_Data segment_:
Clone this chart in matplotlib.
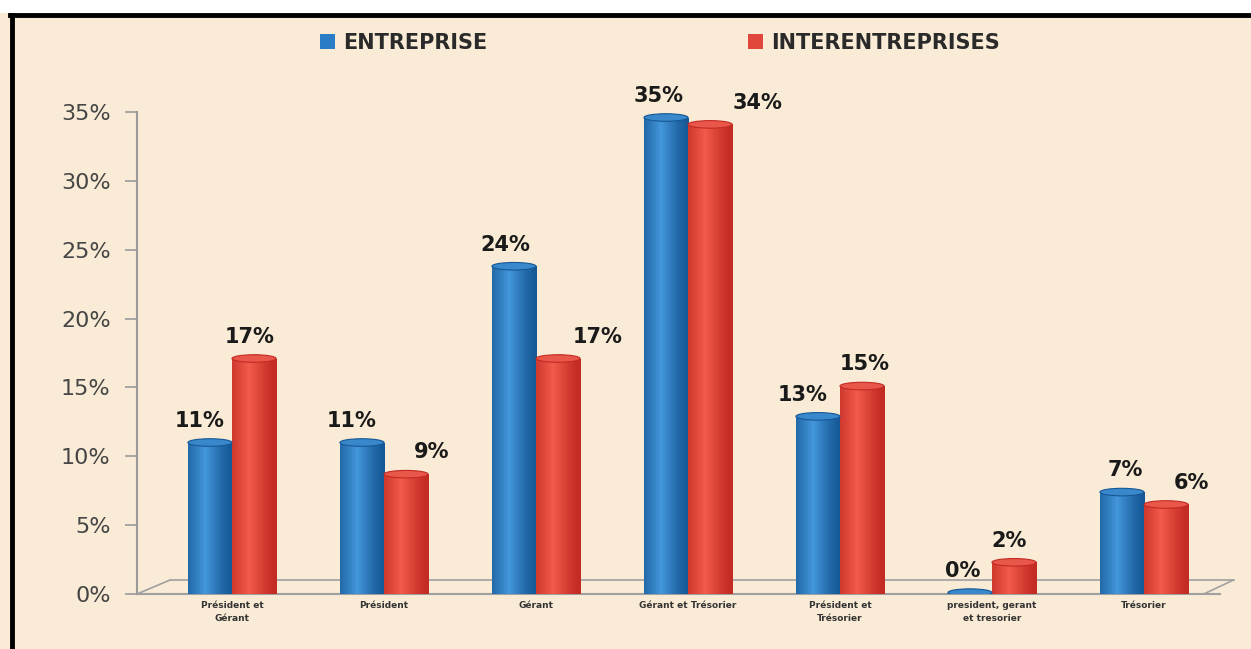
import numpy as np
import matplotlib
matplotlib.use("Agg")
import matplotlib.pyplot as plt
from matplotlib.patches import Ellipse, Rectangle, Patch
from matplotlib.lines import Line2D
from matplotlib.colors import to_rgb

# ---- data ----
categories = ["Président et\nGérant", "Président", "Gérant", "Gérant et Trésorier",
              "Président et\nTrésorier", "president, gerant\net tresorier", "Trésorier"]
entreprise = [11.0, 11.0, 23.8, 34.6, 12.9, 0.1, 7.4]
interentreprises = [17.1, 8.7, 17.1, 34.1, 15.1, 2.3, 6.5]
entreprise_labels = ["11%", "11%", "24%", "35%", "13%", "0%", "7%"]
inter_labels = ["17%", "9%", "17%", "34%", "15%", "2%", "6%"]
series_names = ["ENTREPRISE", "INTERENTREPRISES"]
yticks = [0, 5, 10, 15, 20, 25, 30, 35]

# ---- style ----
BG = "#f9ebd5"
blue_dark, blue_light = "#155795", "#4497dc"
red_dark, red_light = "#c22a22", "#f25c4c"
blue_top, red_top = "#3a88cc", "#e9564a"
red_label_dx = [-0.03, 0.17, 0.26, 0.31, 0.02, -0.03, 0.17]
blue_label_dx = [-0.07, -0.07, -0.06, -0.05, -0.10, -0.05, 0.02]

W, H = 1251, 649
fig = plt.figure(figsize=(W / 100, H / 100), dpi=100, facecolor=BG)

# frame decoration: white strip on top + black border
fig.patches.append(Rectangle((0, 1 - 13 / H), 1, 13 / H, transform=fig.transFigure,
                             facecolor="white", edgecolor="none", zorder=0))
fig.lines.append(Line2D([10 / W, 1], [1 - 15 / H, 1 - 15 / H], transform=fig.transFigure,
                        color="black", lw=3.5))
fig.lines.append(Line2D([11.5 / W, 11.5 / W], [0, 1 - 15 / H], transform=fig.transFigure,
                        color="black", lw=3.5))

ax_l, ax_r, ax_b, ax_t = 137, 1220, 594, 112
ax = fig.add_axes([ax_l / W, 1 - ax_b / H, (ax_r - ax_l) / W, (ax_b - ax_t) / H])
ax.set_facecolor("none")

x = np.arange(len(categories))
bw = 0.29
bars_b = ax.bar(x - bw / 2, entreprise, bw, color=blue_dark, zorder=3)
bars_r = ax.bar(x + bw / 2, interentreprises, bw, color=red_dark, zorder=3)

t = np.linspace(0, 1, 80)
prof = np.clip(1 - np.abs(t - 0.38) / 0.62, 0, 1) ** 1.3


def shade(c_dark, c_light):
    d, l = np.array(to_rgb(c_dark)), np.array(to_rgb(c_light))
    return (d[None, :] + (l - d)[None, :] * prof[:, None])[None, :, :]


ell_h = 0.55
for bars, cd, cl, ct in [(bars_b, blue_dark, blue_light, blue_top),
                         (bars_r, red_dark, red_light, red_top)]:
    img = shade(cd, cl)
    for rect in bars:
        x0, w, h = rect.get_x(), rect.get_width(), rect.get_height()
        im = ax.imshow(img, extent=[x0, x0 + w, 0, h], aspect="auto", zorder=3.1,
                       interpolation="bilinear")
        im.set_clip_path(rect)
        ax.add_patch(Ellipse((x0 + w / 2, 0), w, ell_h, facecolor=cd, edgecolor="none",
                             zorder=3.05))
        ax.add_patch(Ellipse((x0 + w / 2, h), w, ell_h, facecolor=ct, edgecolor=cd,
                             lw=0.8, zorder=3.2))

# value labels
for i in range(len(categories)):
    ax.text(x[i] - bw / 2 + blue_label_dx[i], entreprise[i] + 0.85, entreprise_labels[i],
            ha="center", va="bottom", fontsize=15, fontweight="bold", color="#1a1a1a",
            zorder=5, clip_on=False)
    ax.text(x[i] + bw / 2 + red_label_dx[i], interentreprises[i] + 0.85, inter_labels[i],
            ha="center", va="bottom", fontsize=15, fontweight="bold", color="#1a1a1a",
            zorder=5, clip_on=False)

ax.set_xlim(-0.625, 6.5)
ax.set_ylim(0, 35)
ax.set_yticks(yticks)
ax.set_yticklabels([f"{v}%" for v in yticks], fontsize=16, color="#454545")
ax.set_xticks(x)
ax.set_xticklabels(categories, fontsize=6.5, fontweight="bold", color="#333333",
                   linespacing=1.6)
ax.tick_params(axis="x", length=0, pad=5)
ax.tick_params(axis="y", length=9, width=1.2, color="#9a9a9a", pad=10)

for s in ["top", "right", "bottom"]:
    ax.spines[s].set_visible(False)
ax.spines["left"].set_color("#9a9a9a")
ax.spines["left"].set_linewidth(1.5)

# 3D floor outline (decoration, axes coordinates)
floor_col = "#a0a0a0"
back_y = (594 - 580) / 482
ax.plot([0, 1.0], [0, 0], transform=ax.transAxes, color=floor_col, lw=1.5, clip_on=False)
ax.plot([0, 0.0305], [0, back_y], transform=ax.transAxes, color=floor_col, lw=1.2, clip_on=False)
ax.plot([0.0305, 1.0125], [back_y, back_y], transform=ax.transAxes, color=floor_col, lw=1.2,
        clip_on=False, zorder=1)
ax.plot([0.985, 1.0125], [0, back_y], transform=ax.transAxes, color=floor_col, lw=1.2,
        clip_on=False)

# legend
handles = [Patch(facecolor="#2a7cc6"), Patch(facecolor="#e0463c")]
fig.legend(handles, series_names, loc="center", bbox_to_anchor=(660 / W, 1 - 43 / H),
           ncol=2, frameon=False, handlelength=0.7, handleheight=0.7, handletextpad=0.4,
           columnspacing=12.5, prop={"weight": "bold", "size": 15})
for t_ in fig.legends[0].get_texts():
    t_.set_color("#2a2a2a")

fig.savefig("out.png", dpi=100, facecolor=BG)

_Exercise objective_: Repeat the data exactly in full, omitting its pictures.

_Correct answer_:
Clone this chart in matplotlib.
import numpy as np
import matplotlib
matplotlib.use("Agg")
import matplotlib.pyplot as plt
from matplotlib.patches import Ellipse, Rectangle, Patch
from matplotlib.lines import Line2D
from matplotlib.colors import to_rgb

# ---- data ----
categories = ["Président et\nGérant", "Président", "Gérant", "Gérant et Trésorier",
              "Président et\nTrésorier", "president, gerant\net tresorier", "Trésorier"]
entreprise = [11.0, 11.0, 23.8, 34.6, 12.9, 0.1, 7.4]
interentreprises = [17.1, 8.7, 17.1, 34.1, 15.1, 2.3, 6.5]
entreprise_labels = ["11%", "11%", "24%", "35%", "13%", "0%", "7%"]
inter_labels = ["17%", "9%", "17%", "34%", "15%", "2%", "6%"]
series_names = ["ENTREPRISE", "INTERENTREPRISES"]
yticks = [0, 5, 10, 15, 20, 25, 30, 35]

# ---- style ----
BG = "#f9ebd5"
blue_dark, blue_light = "#155795", "#4497dc"
red_dark, red_light = "#c22a22", "#f25c4c"
blue_top, red_top = "#3a88cc", "#e9564a"
red_label_dx = [-0.03, 0.17, 0.26, 0.31, 0.02, -0.03, 0.17]
blue_label_dx = [-0.07, -0.07, -0.06, -0.05, -0.10, -0.05, 0.02]

W, H = 1251, 649
fig = plt.figure(figsize=(W / 100, H / 100), dpi=100, facecolor=BG)

# frame decoration: white strip on top + black border
fig.patches.append(Rectangle((0, 1 - 13 / H), 1, 13 / H, transform=fig.transFigure,
                             facecolor="white", edgecolor="none", zorder=0))
fig.lines.append(Line2D([10 / W, 1], [1 - 15 / H, 1 - 15 / H], transform=fig.transFigure,
                        color="black", lw=3.5))
fig.lines.append(Line2D([11.5 / W, 11.5 / W], [0, 1 - 15 / H], transform=fig.transFigure,
                        color="black", lw=3.5))

ax_l, ax_r, ax_b, ax_t = 137, 1220, 594, 112
ax = fig.add_axes([ax_l / W, 1 - ax_b / H, (ax_r - ax_l) / W, (ax_b - ax_t) / H])
ax.set_facecolor("none")

x = np.arange(len(categories))
bw = 0.29
bars_b = ax.bar(x - bw / 2, entreprise, bw, color=blue_dark, zorder=3)
bars_r = ax.bar(x + bw / 2, interentreprises, bw, color=red_dark, zorder=3)

t = np.linspace(0, 1, 80)
prof = np.clip(1 - np.abs(t - 0.38) / 0.62, 0, 1) ** 1.3


def shade(c_dark, c_light):
    d, l = np.array(to_rgb(c_dark)), np.array(to_rgb(c_light))
    return (d[None, :] + (l - d)[None, :] * prof[:, None])[None, :, :]


ell_h = 0.55
for bars, cd, cl, ct in [(bars_b, blue_dark, blue_light, blue_top),
                         (bars_r, red_dark, red_light, red_top)]:
    img = shade(cd, cl)
    for rect in bars:
        x0, w, h = rect.get_x(), rect.get_width(), rect.get_height()
        im = ax.imshow(img, extent=[x0, x0 + w, 0, h], aspect="auto", zorder=3.1,
                       interpolation="bilinear")
        im.set_clip_path(rect)
        ax.add_patch(Ellipse((x0 + w / 2, 0), w, ell_h, facecolor=cd, edgecolor="none",
                             zorder=3.05))
        ax.add_patch(Ellipse((x0 + w / 2, h), w, ell_h, facecolor=ct, edgecolor=cd,
                             lw=0.8, zorder=3.2))

# value labels
for i in range(len(categories)):
    ax.text(x[i] - bw / 2 + blue_label_dx[i], entreprise[i] + 0.85, entreprise_labels[i],
            ha="center", va="bottom", fontsize=15, fontweight="bold", color="#1a1a1a",
            zorder=5, clip_on=False)
    ax.text(x[i] + bw / 2 + red_label_dx[i], interentreprises[i] + 0.85, inter_labels[i],
            ha="center", va="bottom", fontsize=15, fontweight="bold", color="#1a1a1a",
            zorder=5, clip_on=False)

ax.set_xlim(-0.625, 6.5)
ax.set_ylim(0, 35)
ax.set_yticks(yticks)
ax.set_yticklabels([f"{v}%" for v in yticks], fontsize=16, color="#454545")
ax.set_xticks(x)
ax.set_xticklabels(categories, fontsize=6.5, fontweight="bold", color="#333333",
                   linespacing=1.6)
ax.tick_params(axis="x", length=0, pad=5)
ax.tick_params(axis="y", length=9, width=1.2, color="#9a9a9a", pad=10)

for s in ["top", "right", "bottom"]:
    ax.spines[s].set_visible(False)
ax.spines["left"].set_color("#9a9a9a")
ax.spines["left"].set_linewidth(1.5)

# 3D floor outline (decoration, axes coordinates)
floor_col = "#a0a0a0"
back_y = (594 - 580) / 482
ax.plot([0, 1.0], [0, 0], transform=ax.transAxes, color=floor_col, lw=1.5, clip_on=False)
ax.plot([0, 0.0305], [0, back_y], transform=ax.transAxes, color=floor_col, lw=1.2, clip_on=False)
ax.plot([0.0305, 1.0125], [back_y, back_y], transform=ax.transAxes, color=floor_col, lw=1.2,
        clip_on=False, zorder=1)
ax.plot([0.985, 1.0125], [0, back_y], transform=ax.transAxes, color=floor_col, lw=1.2,
        clip_on=False)

# legend
handles = [Patch(facecolor="#2a7cc6"), Patch(facecolor="#e0463c")]
fig.legend(handles, series_names, loc="center", bbox_to_anchor=(660 / W, 1 - 43 / H),
           ncol=2, frameon=False, handlelength=0.7, handleheight=0.7, handletextpad=0.4,
           columnspacing=12.5, prop={"weight": "bold", "size": 15})
for t_ in fig.legends[0].get_texts():
    t_.set_color("#2a2a2a")

fig.savefig("out.png", dpi=100, facecolor=BG)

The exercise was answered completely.